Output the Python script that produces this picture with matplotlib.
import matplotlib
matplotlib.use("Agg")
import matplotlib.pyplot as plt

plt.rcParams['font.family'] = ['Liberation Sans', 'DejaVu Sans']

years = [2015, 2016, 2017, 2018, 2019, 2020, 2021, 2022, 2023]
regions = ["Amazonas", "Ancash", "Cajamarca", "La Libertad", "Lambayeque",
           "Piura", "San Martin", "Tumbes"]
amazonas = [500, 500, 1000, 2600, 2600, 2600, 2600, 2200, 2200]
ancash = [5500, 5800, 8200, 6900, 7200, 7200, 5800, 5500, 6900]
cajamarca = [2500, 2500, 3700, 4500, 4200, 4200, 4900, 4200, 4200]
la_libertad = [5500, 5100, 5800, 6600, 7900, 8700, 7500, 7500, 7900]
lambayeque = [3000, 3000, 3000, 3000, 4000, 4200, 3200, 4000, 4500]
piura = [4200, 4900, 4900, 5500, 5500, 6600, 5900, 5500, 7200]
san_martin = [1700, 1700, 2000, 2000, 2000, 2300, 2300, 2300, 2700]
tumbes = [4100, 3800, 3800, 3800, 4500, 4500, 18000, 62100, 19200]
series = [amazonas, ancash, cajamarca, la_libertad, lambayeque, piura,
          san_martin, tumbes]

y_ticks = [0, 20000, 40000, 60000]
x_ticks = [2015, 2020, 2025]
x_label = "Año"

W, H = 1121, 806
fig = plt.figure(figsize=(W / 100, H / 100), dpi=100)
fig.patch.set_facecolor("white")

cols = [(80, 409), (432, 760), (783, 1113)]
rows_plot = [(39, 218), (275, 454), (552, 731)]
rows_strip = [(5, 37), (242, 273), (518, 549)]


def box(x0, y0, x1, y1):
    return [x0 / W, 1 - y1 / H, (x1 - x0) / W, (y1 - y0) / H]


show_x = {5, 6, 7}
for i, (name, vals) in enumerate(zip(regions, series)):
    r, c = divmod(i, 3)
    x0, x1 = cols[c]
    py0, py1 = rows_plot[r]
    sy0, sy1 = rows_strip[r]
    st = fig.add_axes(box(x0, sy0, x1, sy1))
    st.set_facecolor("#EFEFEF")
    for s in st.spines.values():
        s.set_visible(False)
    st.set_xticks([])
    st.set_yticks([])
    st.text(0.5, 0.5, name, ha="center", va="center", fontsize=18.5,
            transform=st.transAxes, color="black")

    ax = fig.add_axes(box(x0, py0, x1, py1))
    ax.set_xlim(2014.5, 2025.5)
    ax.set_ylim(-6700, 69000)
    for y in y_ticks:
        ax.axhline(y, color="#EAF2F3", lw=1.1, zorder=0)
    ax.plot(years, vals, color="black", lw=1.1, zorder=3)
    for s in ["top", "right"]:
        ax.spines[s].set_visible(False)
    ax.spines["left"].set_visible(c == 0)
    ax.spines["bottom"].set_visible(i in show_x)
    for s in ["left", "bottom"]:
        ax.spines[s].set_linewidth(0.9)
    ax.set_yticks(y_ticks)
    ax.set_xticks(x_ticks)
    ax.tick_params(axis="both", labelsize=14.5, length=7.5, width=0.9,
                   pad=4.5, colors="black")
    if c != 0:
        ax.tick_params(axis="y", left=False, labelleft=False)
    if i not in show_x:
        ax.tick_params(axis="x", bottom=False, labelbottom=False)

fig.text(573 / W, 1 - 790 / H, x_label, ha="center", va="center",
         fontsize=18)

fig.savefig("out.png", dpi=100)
==
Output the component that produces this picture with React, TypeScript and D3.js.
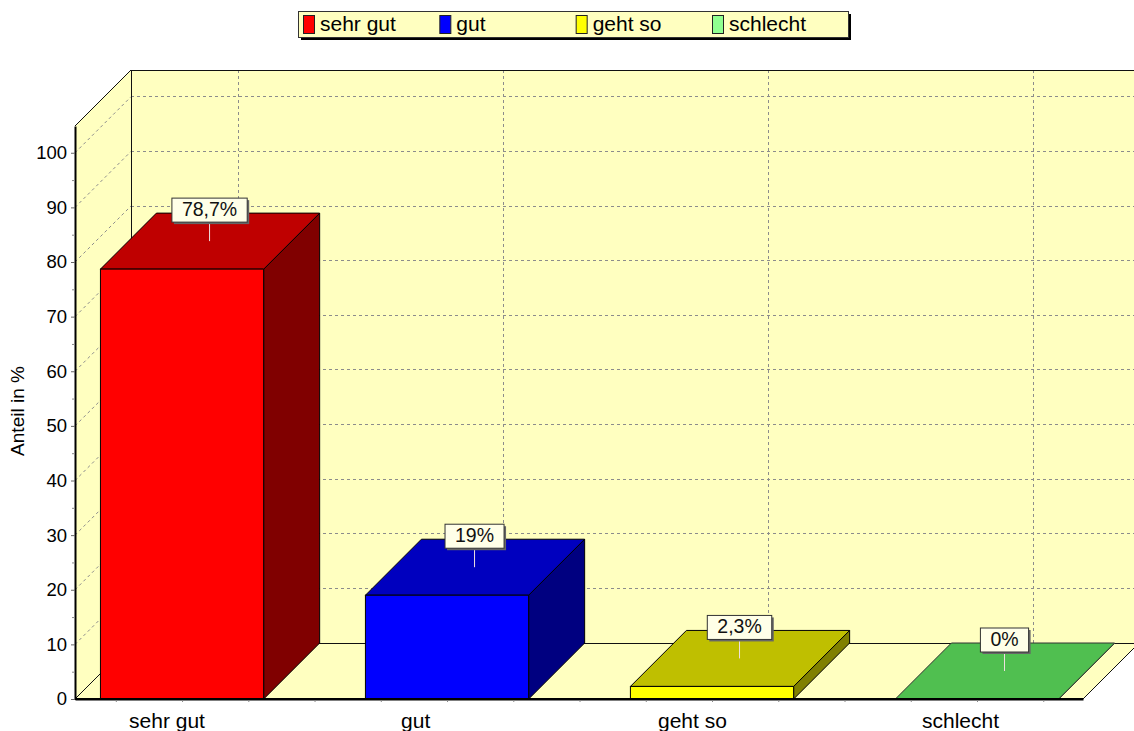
--
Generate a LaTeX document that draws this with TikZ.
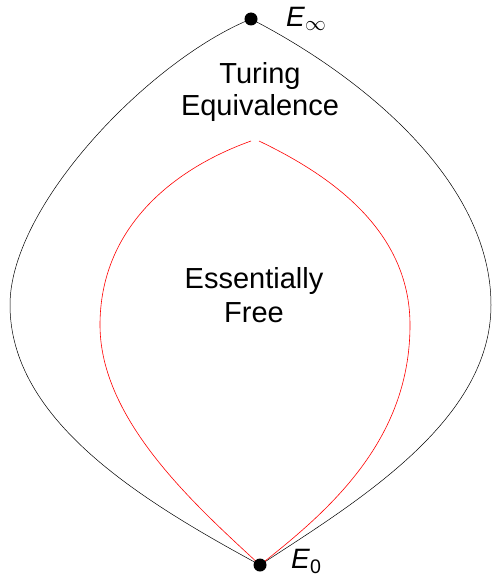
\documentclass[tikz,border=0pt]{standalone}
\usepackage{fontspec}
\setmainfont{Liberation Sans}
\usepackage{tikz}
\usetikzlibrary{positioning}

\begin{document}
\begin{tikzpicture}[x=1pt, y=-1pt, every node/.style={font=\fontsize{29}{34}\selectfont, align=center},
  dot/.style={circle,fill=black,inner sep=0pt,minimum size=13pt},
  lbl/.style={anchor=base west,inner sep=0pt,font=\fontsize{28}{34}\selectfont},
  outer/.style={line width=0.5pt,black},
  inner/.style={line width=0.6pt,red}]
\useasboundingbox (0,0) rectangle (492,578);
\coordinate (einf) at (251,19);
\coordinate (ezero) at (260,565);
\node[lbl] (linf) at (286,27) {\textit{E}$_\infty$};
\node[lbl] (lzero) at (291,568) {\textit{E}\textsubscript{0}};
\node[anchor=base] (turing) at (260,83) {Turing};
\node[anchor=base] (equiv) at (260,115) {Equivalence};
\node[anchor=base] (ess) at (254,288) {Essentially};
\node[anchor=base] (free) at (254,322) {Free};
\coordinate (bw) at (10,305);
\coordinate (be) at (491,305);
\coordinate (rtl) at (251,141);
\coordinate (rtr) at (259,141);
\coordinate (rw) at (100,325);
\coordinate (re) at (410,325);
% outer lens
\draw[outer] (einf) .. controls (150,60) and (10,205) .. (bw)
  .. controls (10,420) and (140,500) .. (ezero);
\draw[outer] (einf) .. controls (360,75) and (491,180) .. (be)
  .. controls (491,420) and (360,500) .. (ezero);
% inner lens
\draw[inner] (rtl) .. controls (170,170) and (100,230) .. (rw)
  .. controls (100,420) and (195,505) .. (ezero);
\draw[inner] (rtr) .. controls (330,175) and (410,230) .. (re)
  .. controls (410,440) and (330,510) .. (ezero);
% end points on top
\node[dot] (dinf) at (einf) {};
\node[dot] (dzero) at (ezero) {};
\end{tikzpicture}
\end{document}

**Description of the task**: Output exactly the lines running from the line containing "Output the Python" through the line containing "return [x0 /", and only those lines.

**Completed exercise**:
Output the Python script that produces this picture with matplotlib.
import matplotlib
matplotlib.use("Agg")
import matplotlib.pyplot as plt

plt.rcParams['font.family'] = ['Liberation Sans', 'DejaVu Sans']

years = [2015, 2016, 2017, 2018, 2019, 2020, 2021, 2022, 2023]
regions = ["Amazonas", "Ancash", "Cajamarca", "La Libertad", "Lambayeque",
           "Piura", "San Martin", "Tumbes"]
amazonas = [500, 500, 1000, 2600, 2600, 2600, 2600, 2200, 2200]
ancash = [5500, 5800, 8200, 6900, 7200, 7200, 5800, 5500, 6900]
cajamarca = [2500, 2500, 3700, 4500, 4200, 4200, 4900, 4200, 4200]
la_libertad = [5500, 5100, 5800, 6600, 7900, 8700, 7500, 7500, 7900]
lambayeque = [3000, 3000, 3000, 3000, 4000, 4200, 3200, 4000, 4500]
piura = [4200, 4900, 4900, 5500, 5500, 6600, 5900, 5500, 7200]
san_martin = [1700, 1700, 2000, 2000, 2000, 2300, 2300, 2300, 2700]
tumbes = [4100, 3800, 3800, 3800, 4500, 4500, 18000, 62100, 19200]
series = [amazonas, ancash, cajamarca, la_libertad, lambayeque, piura,
          san_martin, tumbes]

y_ticks = [0, 20000, 40000, 60000]
x_ticks = [2015, 2020, 2025]
x_label = "Año"

W, H = 1121, 806
fig = plt.figure(figsize=(W / 100, H / 100), dpi=100)
fig.patch.set_facecolor("white")

cols = [(80, 409), (432, 760), (783, 1113)]
rows_plot = [(39, 218), (275, 454), (552, 731)]
rows_strip = [(5, 37), (242, 273), (518, 549)]


def box(x0, y0, x1, y1):
    return [x0 / W, 1 - y1 / H, (x1 - x0) / W, (y1 - y0) / H]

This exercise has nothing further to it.